In a second post he said, “I am optimistic about our country, because I have faith in our people. I’ve seen up close how remarkable you are, and while I am leaving Congress I am excited about our future. God Bless Texas, and God Bless the United States of America.”
A full announcement has been posted on his website and can be read here.
Brady is term-limited in his role on the Ways and Means Committee, and if he stayed in the House, he would have had to relinquish his position as ranking member in the next Congress.
He previously served as the committee’s chairman from 2015 to 2019, including while Republicans enacted their 2017 tax overhaul under former President Trump.
In a sidebar interview at the Woodlands, Texas chamber conference, Brady acknowledged that the House GOP caucus rule limiting members to six consecutive years of committee leadership at a time played a role in his decision to retire.

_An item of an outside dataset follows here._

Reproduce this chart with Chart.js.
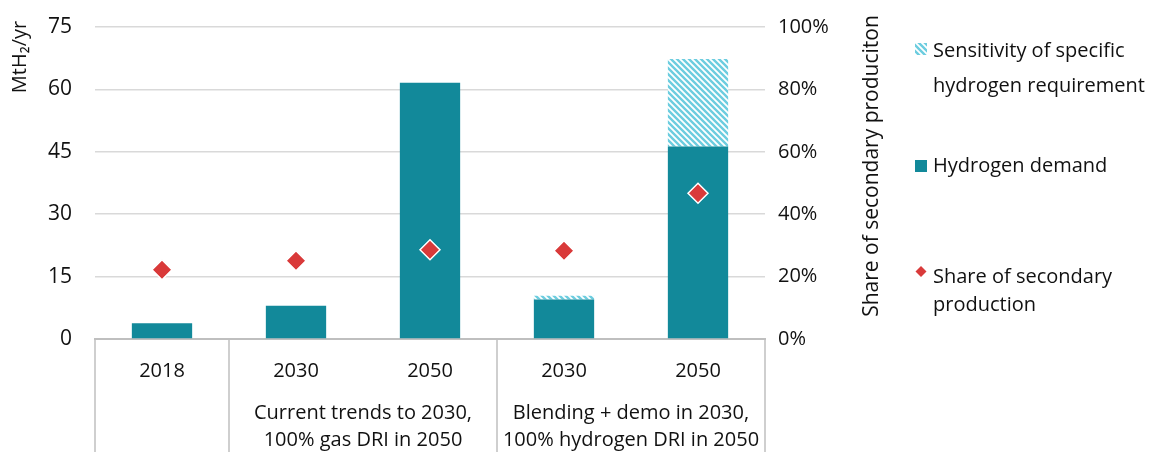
<!DOCTYPE html>
<html>
<head>
<meta charset="utf-8">
<script src="https://cdn.jsdelivr.net/npm/chart.js@4/dist/chart.umd.min.js"></script>
<style>
  html, body { margin: 0; padding: 0; background: #fff; }
  #wrap { width: 1155px; height: 452px; }
</style>
</head>
<body>
<div id="wrap"><canvas id="chart"></canvas></div>
<script>
const years = ["2018", "2030", "2050", "2030", "2050"];
const groups = [
  { from: 0, to: 0, lines: [] },
  { from: 1, to: 2, lines: ["Current trends to 2030,", "100% gas DRI in 2050"] },
  { from: 3, to: 4, lines: ["Blending + demo in 2030,", "100% hydrogen DRI in 2050"] },
];
const hydrogenDemand = [3.8, 8.0, 61.6, 9.5, 46.3];
const sensitivity = [null, null, null, 0.9, 21.0];
const secondaryShare = [0.222, 0.251, 0.286, 0.283, 0.467];

const FONT = "'Open Sans', 'DejaVu Sans', sans-serif";
const TEXT = "#111111";
const TEAL = "#12899a";
const CYAN = "#6ccddf";
const RED = "#d93a3a";
const GRID = "#d9d9d9";
const AXIS = "#bfbfbf";

Chart.defaults.font.family = FONT;
Chart.defaults.font.size = 20;
Chart.defaults.color = TEXT;

// diagonal stripes for the sensitivity band
const makeHatch = () => {
  const c = document.createElement("canvas");
  c.width = 6;
  c.height = 6;
  const g = c.getContext("2d");
  g.fillStyle = "#ffffff";
  g.fillRect(0, 0, 6, 6);
  g.strokeStyle = CYAN;
  g.lineWidth = 2.4;
  g.beginPath();
  g.moveTo(-2, -2); g.lineTo(8, 8);
  g.moveTo(-2, 4); g.lineTo(2, 8);
  g.moveTo(4, -2); g.lineTo(8, 2);
  g.stroke();
  return document.getElementById("chart").getContext("2d").createPattern(c, "repeat");
};
const hatch = makeHatch();

// fixed axis box sizes, no extra padding from the tick labels
const fixBox = (size) => (s) => {
  if (s.isHorizontal()) s.height = size;
  else s.width = size;
  s.paddingTop = 0;
  s.paddingBottom = 0;
};

const extras = {
  id: "extras",
  afterDraw(chart) {
    const { ctx, chartArea, scales } = chart;
    const x = scales.x;
    const bottom = chart.height;
    const edge = (i) => {
      if (i < 0) return chartArea.left;
      if (i >= years.length - 1) return chartArea.right;
      return (x.getPixelForValue(i) + x.getPixelForValue(i + 1)) / 2;
    };

    ctx.save();
    // category group separators
    ctx.strokeStyle = AXIS;
    ctx.lineWidth = 1.5;
    const cuts = [chartArea.left, edge(0), edge(2), chartArea.right];
    cuts.forEach((px) => {
      ctx.beginPath();
      ctx.moveTo(px, chartArea.bottom);
      ctx.lineTo(px, bottom);
      ctx.stroke();
    });

    // group labels
    ctx.fillStyle = TEXT;
    ctx.font = "20px " + FONT;
    ctx.textAlign = "center";
    ctx.textBaseline = "middle";
    groups.forEach((grp) => {
      const cx = (edge(grp.from - 1) + edge(grp.to)) / 2;
      grp.lines.forEach((line, k) => {
        ctx.fillText(line, cx, 413 + k * 27);
      });
    });

    // axis titles
    ctx.save();
    ctx.translate(20, 57);
    ctx.rotate(-Math.PI / 2);
    ctx.textAlign = "center";
    ctx.fillText("MtH\u2082/yr", 0, 0);
    ctx.restore();

    ctx.save();
    ctx.translate(872, 166);
    ctx.rotate(-Math.PI / 2);
    ctx.textAlign = "center";
    ctx.font = "21px " + FONT;
    ctx.fillText("Share of secondary produciton", 0, 0);
    ctx.restore();

    // legend
    const lx = 933;
    ctx.textAlign = "left";
    ctx.textBaseline = "alphabetic";
    ctx.fillStyle = hatch;
    ctx.fillRect(915, 43, 12, 12);
    ctx.fillStyle = TEXT;
    ctx.fillText(chart.data.datasets[1].label[0], lx, 57);
    ctx.fillText(chart.data.datasets[1].label[1], lx, 92);

    ctx.fillStyle = TEAL;
    ctx.fillRect(915, 160, 12, 12);
    ctx.fillStyle = TEXT;
    ctx.fillText(chart.data.datasets[0].label, lx, 172);

    ctx.fillStyle = RED;
    ctx.beginPath();
    ctx.moveTo(921, 266);
    ctx.lineTo(926.5, 271.5);
    ctx.lineTo(921, 277);
    ctx.lineTo(915.5, 271.5);
    ctx.closePath();
    ctx.fill();
    ctx.fillStyle = TEXT;
    ctx.fillText(chart.data.datasets[2].label[0], lx, 283);
    ctx.fillText(chart.data.datasets[2].label[1], lx, 311);
    ctx.restore();
  },
};

new Chart(document.getElementById("chart"), {
  type: "bar",
  data: {
    labels: years,
    datasets: [
      {
        label: "Hydrogen demand",
        data: hydrogenDemand,
        backgroundColor: TEAL,
        order: 1,
        yAxisID: "y",
      },
      {
        label: ["Sensitivity of specific", "hydrogen requirement"],
        data: sensitivity,
        backgroundColor: hatch,
        order: 1,
        yAxisID: "y",
      },
      {
        type: "line",
        label: ["Share of secondary", "production"],
        data: secondaryShare,
        showLine: false,
        pointStyle: "rectRot",
        pointRadius: 10,
        pointBackgroundColor: RED,
        pointBorderColor: "#ffffff",
        pointBorderWidth: 1.5,
        order: 0,
        yAxisID: "y1",
      },
    ],
  },
  options: {
    responsive: true,
    maintainAspectRatio: false,
    animation: false,
    events: [],
    categoryPercentage: 1,
    barPercentage: 0.45,
    layout: { padding: { top: 27, bottom: 0, left: 0, right: 0 } },
    plugins: {
      legend: { display: false },
      tooltip: { enabled: false },
    },
    scales: {
      x: {
        stacked: true,
        grid: { display: false, drawTicks: false },
        border: { display: true, color: AXIS, width: 2 },
        ticks: { padding: 20, font: { size: 20 } },
        afterFit: fixBox(113),
      },
      y: {
        stacked: true,
        position: "left",
        min: 0,
        max: 75,
        ticks: { stepSize: 15, padding: 23, font: { size: 21 } },
        grid: {
          drawTicks: false,
          color: (c) => (c.tick.value === 0 ? "rgba(0,0,0,0)" : GRID),
          lineWidth: 1.5,
        },
        border: { display: false },
        afterFit: fixBox(95),
      },
      y1: {
        position: "right",
        min: 0,
        max: 1,
        ticks: {
          stepSize: 0.2,
          padding: 13,
          font: { size: 20 },
          callback: (v) => Math.round(v * 100) + "%",
        },
        grid: { display: false, drawTicks: false },
        border: { display: false },
        afterFit: fixBox(390),
      },
    },
  },
  plugins: [extras],
});
</script>
</body>
</html>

But he went on to say he believes the caucus’s committee leader term limits are a good thing, ensuring lawmakers who work hard and eﬀectively have the opportunity to lead and bring fresh ideas to committee work.
Brady’s retirement will no doubt set off a race among House Republicans for the party’s top slot on the House Ways and Means Committee.
The most senior Republican on the panel after Brady is Rep. Devin Nunes, of California, followed by Reps. Vern Buchanan, of Florida, and Adrian Smith, of Nebraska.
Nunes currently serves as the top Republican on the House Intelligence Committee after previously serving as its chairman while Republicans held the House majority. Nunes would have to give up his Intelligence Committee post if he chose to run for the Ways and Means role.
Brady’s district outside Houston has long been a Republican stronghold, and is not expected to become competitive for Democrats in next year’s midterm elections.
In a statement, the Woodlands Area Chamber of Commerce said it was an “honor” to have Brady announce his impending retirement at its conference.